Eu posso não ser um grande  humorista, mas tenho certeza de que sou constante motivo de riso de muita geme. Sempre disse e aqui repito: eu também não sou um homem livre. Mas muito poucos estiveram tão perto.

Eu sempre sei do que estou falando. Tirando isso não sei mais nada. O que espero dos leitores é que cumpram a sua função, como eu cumpro a mi­nha. Eu, jornalista, escrevo. Leitores leem. Muitos dão a vi­da por suas crenças. Nunca ar­risquei a vida pelo meu ceticis­mo. Não posso falar dos seres humanos que mais admirei na vida porque são nomes sem no­me, caras que nunca frequenta­ram a luz da ribalta. Gente que viveu a vida como deve ser vi­vida — de maneira puramente existencial. Quanto aos que merecem ser esquecidos, ah, desses coerentemente eu não me lembro.

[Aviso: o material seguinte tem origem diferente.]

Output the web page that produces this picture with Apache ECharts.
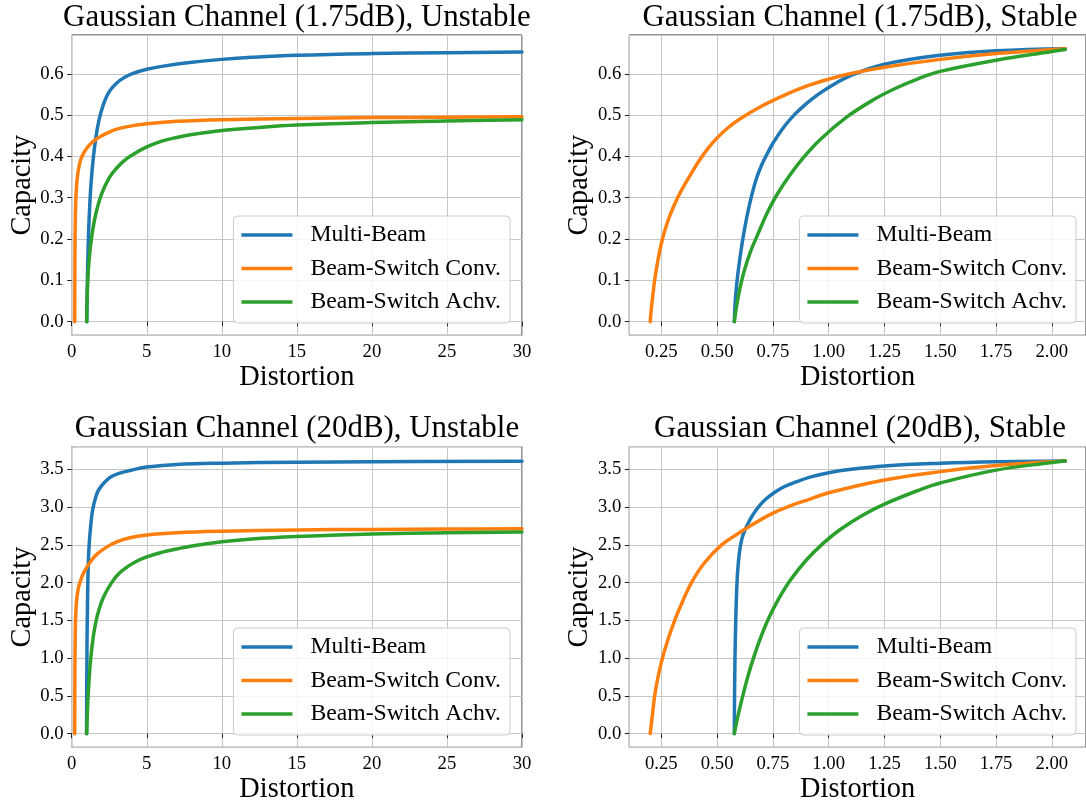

Fiz três revoluções, todas perdidas. Foi aí que resolvi me afastar da política. Me senti como um navio abandonando os ratos. A primeira revolução foi contra Deus, e ele me ven­ceu com um sórdido milagre. A segunda com o destino, e ele me bateu. deixando-me só, com seu pior enredo. A terceira con­tra mim mesmo, e a mim me consumi, e vim parar aqui.

Não se iludam comigo. Mes­mo no verão, quando vocês me virem, saudável e queimado, correndo pela praia às 7 da matina, podem estar certos de que já consumi pelo menos um jornal inteirinho, ou, numa contenção heróica, me reservo para, com esse esforço, ganhar o direito de sentar numa poltrona e abrir o jornal na espe­rança de encontrar a manchete com que sempre sonhei: O mundo acabou ontem".

A infância não, a infância dura pouco. A juventude não, a juventude é passageira. A velhice sim. Quando um cara fica velho é pro resto da vida. E cada dia fica mais velho. É meu conforto. Da vida só me tiram morto.

A gente só morre uma vez. Mas é para sempre. Existe im­posto de renda depois da morte? Reparem só: ao nascer e ao mor­rer o homem parece um santo. O que eu acho fajuto, quando eu morrer, é tanta mulher de luto

Todo homem nasce original e morre plágio, Enfim um escritor sem estilo.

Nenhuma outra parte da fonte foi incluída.